Soyons à présent plus précis et mesurons le risque encouru. Supposons les deux joueurs munis, l'un d'un capital \(A\), l'autre d'un capital \(B\) et désignons par \(F(x)\) le risque d'être ruiné possédant un capital \(x\). Supposons également que la somme mise en jeu soit égale à 1. Après le lancer de la pièce, le joueur au capital \(x\) aura \(1\) chance sur \(2\) (comme le jeu est "honnête") de voir son capital devenir \(x+1\) s'il gagne ou \(x-1\) s'il perd. On peut en déduire la relation:

\[ F(x)= \frac{1}{2}F(x+1)+\frac{1}{2}F(x-1) \]

\(F(x)\) est la moyenne arithmétique entre \(F(x+1)\) et \(F(x-1)\). Cela se traduit par le fait que si l'on dessine le graphique de \(F(x)\) en fonction de \(x\) (attention ! \(x\) est un entier), les points seront alignés. De manière plus formelle :

\[ \begin{align} \Delta_2F(x)& =\Delta_1F(x+1)-\Delta_1F(x) \\ & =F(x+1)-F(x)-(F(x)-F(x-1)) \\ & =F(x+1)+F(x-1)-2F(x) \\ & =0 \end{align} \] Comme \(\Delta_2F(x)=0\), \(\Delta_1F(x)\) est constant et \(F(x)\) est linéaire et on obtient \(F(x)=\alpha x+\beta \).

Les valeurs de \(\alpha \) et \(\beta \) sont facilement déterminées. Si \(x=0\) (capital nul) on est certainement ruiné: \(F(0)=1\) ; si \(x=A+B\) (on possède tout, plus de risques!) alors \(F(A+B)=0\). On obtient \(\beta=1\) et \(\alpha= 1/(A+B)\).

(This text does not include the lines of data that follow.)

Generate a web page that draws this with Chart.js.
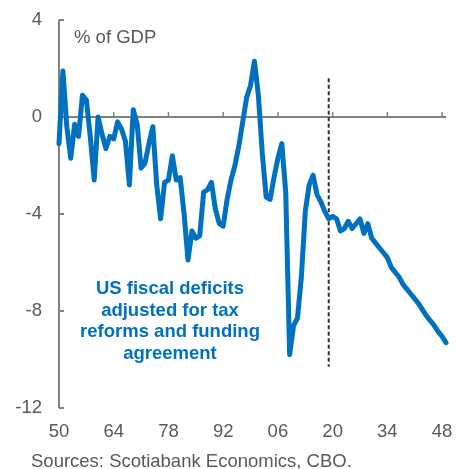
<!DOCTYPE html>
<html>
<head>
<meta charset="utf-8">
<script src="https://cdn.jsdelivr.net/npm/chart.js@4"></script>
<style>
  body { margin: 0; background: #fff; }
  canvas { display: block; }
</style>
</head>
<body>
<canvas id="deficitChart" width="461" height="469"></canvas>
<script>
// US budget balance, % of GDP, fiscal years
const firstYear = 1950;
const histDeficit = [
  -1.1, 1.9, -0.4, -1.7, -0.3, -0.8, 0.9, 0.7, -0.8, -2.6,   // 1950s
  0.0, -0.7, -1.3, -0.8, -0.9, -0.2, -0.5, -1.0, -2.8, 0.3,  // 1960s
  -0.3, -2.1, -1.9, -1.1, -0.4, -2.8, -4.2, -2.7, -2.6, -1.6, // 1970s
  -2.6, -2.5, -4.0, -5.9, -4.7, -5.0, -4.9, -3.1, -3.0, -2.7, // 1980s
  -3.8, -4.4, -4.5, -3.4, -2.6, -2.0, -1.2, -0.2, 0.8, 1.3,  // 1990s
  2.3, 0.9, -1.5, -3.3, -3.4, -2.5, -1.7, -1.1, -3.1, -9.8,  // 2000s
  -8.6, -8.3, -6.6, -3.9, -2.8, -2.4, -3.2, -3.5, -3.9, -4.2  // 2010s
];
// CBO projection, adjusted (2020-2049)
const cboProjection = [
  -4.1, -4.2, -4.7, -4.6, -4.3, -4.6, -4.4, -4.2, -4.8, -4.4,
  -5.0, -5.2, -5.4, -5.6, -5.8, -6.2, -6.4, -6.6, -6.9, -7.1,
  -7.3, -7.5, -7.7, -7.95, -8.2, -8.4, -8.6, -8.85, -9.05, -9.3
];
const xTickYears = [1950, 1964, 1978, 1992, 2006, 2020, 2034, 2048];
const yTicks = [-12, -8, -4, 0, 4];
const forecastStart = 2019;

const deficits = histDeficit.concat(cboProjection);
const points = deficits.map((v, i) => ({ x: firstYear + i, y: v }));

const axisGrey = "#808080";
const textGrey = "#595959";
const blue = "#0070C0";
const fontFamily = "'Liberation Sans', Arial, sans-serif";

const noPad = s => {
  s.paddingTop = 0; s.paddingBottom = 0;
  s.paddingLeft = 0; s.paddingRight = 0;
};

const decorations = {
  id: "decorations",
  beforeDatasetsDraw(chart) {
    const { ctx, scales } = chart;
    const xs = scales.x, ys = scales.y;
    const left = xs.getPixelForValue(firstYear);
    const right = xs.getPixelForValue(firstYear + deficits.length - 1);
    const y0 = ys.getPixelForValue(0);
    ctx.save();
    ctx.strokeStyle = axisGrey;
    ctx.lineWidth = 2;
    // y axis with inward ticks
    ctx.beginPath();
    ctx.moveTo(left, ys.getPixelForValue(yTicks[yTicks.length - 1]));
    ctx.lineTo(left, ys.getPixelForValue(yTicks[0]));
    yTicks.forEach(t => {
      const py = ys.getPixelForValue(t);
      ctx.moveTo(left, py);
      ctx.lineTo(left + 5, py);
    });
    ctx.stroke();
    // zero line with upward ticks
    ctx.beginPath();
    ctx.moveTo(left, y0);
    ctx.lineTo(right, y0);
    ctx.stroke();
    ctx.lineWidth = 1.5;
    ctx.beginPath();
    xTickYears.forEach(t => {
      const px = xs.getPixelForValue(t);
      ctx.moveTo(px, y0);
      ctx.lineTo(px, y0 - 5);
    });
    ctx.stroke();
    // forecast divider
    const fx = xs.getPixelForValue(forecastStart);
    ctx.strokeStyle = "#333333";
    ctx.lineWidth = 2;
    ctx.setLineDash([4, 2.5]);
    ctx.beginPath();
    ctx.moveTo(fx, ys.getPixelForValue(1.6));
    ctx.lineTo(fx, ys.getPixelForValue(-10.3));
    ctx.stroke();
    ctx.restore();
  },
  afterDraw(chart) {
    const { ctx } = chart;
    ctx.save();
    ctx.fillStyle = textGrey;
    ctx.font = "18.5px " + fontFamily;
    ctx.textAlign = "left";
    ctx.textBaseline = "alphabetic";
    ctx.fillText("% of GDP", 74, 43);
    ctx.fillText("Sources: Scotiabank Economics, CBO.", 31, 467);
    ctx.fillStyle = blue;
    ctx.font = "bold 18.5px " + fontFamily;
    ctx.textAlign = "center";
    const note = ["US fiscal deficits", "adjusted for tax", "reforms and funding", "agreement"];
    note.forEach((line, i) => ctx.fillText(line, 170, 294 + i * 21.5));
    ctx.restore();
  }
};

new Chart(document.getElementById("deficitChart"), {
  type: "line",
  data: {
    datasets: [{
      data: points,
      borderColor: blue,
      borderWidth: 5,
      pointRadius: 0,
      tension: 0,
      borderJoinStyle: "round",
      borderCapStyle: "round",
      clip: false
    }]
  },
  options: {
    responsive: false,
    devicePixelRatio: 1,
    animation: false,
    layout: { padding: { top: 20, right: 15, left: 0, bottom: 0 } },
    plugins: { legend: { display: false }, tooltip: { enabled: false } },
    scales: {
      x: {
        type: "linear",
        min: firstYear,
        max: firstYear + deficits.length - 1,
        afterBuildTicks: s => { s.ticks = xTickYears.map(v => ({ value: v })); },
        afterFit: s => { s.height = 61; noPad(s); },
        grid: { display: false, drawTicks: false },
        border: { display: false },
        ticks: {
          padding: 13,
          color: textGrey,
          font: { family: fontFamily, size: 18.5 },
          callback: v => String(v).slice(2),
          maxRotation: 0
        }
      },
      y: {
        min: yTicks[0],
        max: yTicks[yTicks.length - 1],
        afterBuildTicks: s => { s.ticks = yTicks.map(v => ({ value: v })); },
        afterFit: s => { s.width = 59; noPad(s); },
        grid: { display: false, drawTicks: false },
        border: { display: false },
        ticks: {
          padding: 17,
          color: textGrey,
          font: { family: fontFamily, size: 18.5 }
        }
      }
    }
  },
  plugins: [decorations]
});
</script>
</body>
</html>
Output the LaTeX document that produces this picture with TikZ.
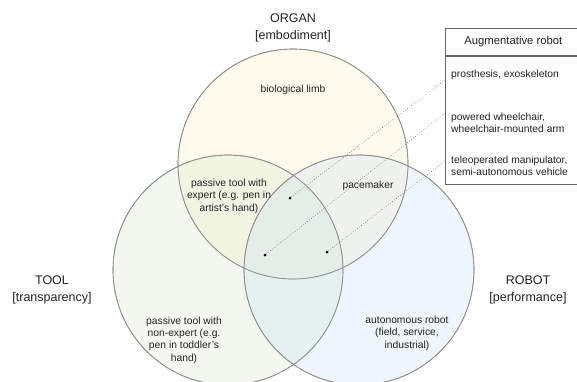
\documentclass[tikz,border=0pt]{standalone}
\usepackage{fontspec}
\setmainfont{Liberation Sans}
\definecolor{organfill}{HTML}{FFF2CC}
\definecolor{toolfill}{HTML}{D9EAD3}
\definecolor{robotfill}{HTML}{CFE2F3}
\definecolor{ringgray}{HTML}{8E8E8E}
\definecolor{boxgray}{HTML}{666666}
\definecolor{inkgray}{HTML}{222222}
\begin{document}
\begin{tikzpicture}[x=1pt,y=-1pt,
    venn/.style={draw=ringgray, line width=0.7pt, fill opacity=0.4},
    setlabel/.style={align=center, text=inkgray, font=\fontsize{12.5}{17}\selectfont},
    area/.style={align=center, text=inkgray, font=\fontsize{10.3}{12.4}\selectfont},
    rowtext/.style={align=left, anchor=west, inner sep=0pt, text=inkgray, font=\fontsize{10.3}{12.2}\selectfont},
    dot/.style={circle, fill=black, inner sep=0pt, minimum size=3pt},
    leader/.style={dotted, draw=boxgray, line width=0.6pt}]
  \useasboundingbox (0,0) rectangle (577,381);
  \fill[venn, fill=organfill] (293,164) circle (115pt);
  \fill[venn, fill=toolfill, fill opacity=0.35] (228,270) circle (115pt);
  \fill[venn, fill=robotfill, fill opacity=0.35] (359,270) circle (115pt);
  \draw[venn] (293,164) circle (115pt) (228,270) circle (115pt) (359,270) circle (115pt);
  \node (organ) [setlabel] at (293,28) {ORGAN\\{[}embodiment{]}};
  \node (tool) [setlabel] at (52,290) {TOOL\\{[}transparency{]}};
  \node (robot) [setlabel] at (528,290) {ROBOT\\{[}performance{]}};
  \node (limb) [area] at (293,90) {biological limb};
  \node (expert) [area] at (229,196) {passive tool with\\expert (e.g. pen in\\artist’s hand)};
  \node (pacer) [area] at (368,186) {pacemaker};
  \node (novice) [area] at (184,340) {passive tool with\\non-expert (e.g.\\pen in toddler’s\\hand)};
  \node (auto) [area] at (407,333) {autonomous robot\\(field, service,\\industrial)};
  \node (head) [draw=boxgray, fill=white, line width=0.7pt, anchor=north west, minimum width=136, minimum height=27,
    text=inkgray, font=\fontsize{11.3}{13}\selectfont] at (445,28) {Augmentative robot};
  \node (body) [draw=boxgray, fill=white, line width=0.7pt, anchor=north west, minimum width=136, minimum height=128]
    at (head.south west) {};
  \node (prost) [rowtext] at (451,75) {prosthesis, exoskeleton};
  \node (chair) [rowtext] at (451,123) {powered wheelchair,\\wheelchair-mounted arm};
  \node (tele) [rowtext] at (451,166) {teleoperated manipulator,\\semi-autonomous vehicle};
  \coordinate (r1) at (445,80);
  \coordinate (r2) at (445,113);
  \coordinate (r3) at (445,161);
  \node (d1) [dot] at (290,198) {};
  \node (d2) [dot] at (265,255) {};
  \node (d3) [dot] at (327,252) {};
  \draw[leader] (d1) -- (r1);
  \draw[leader] (d2) -- (r2);
  \draw[leader] (d3) -- (r3);
\end{tikzpicture}
\end{document}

En regroupant les résultats obtenus, il vient:

\[ F(x)=-x/(A+B)+1=(A+B-x)/(A+B) \]

Par conséquent la probabilité d'être ruiné, pour le joueur qui possède un capital \(A\), vaut \(B/(A+B)\) et, pour celui qui possède un capital \(B\), vaut \(A/(A+B)\). En d'autres termes la probabilité d'être ruiné en jouant à un jeu "honnête" est inversement proportionnelle au capital des joueurs. Cela démontre notre affirmation de départ: "Ne vous risquez jamais à jouer à un jeu de hasard, même dit "équitable" si vous n'êtes pas plus riche que votre adversaire"

Remarquons enfin que même si le jeu est favorable, c'est-à-dire que votre probabilité de gain est supérieure à votre probabilité de perte, le résultat reste, mutando mutandis, valable.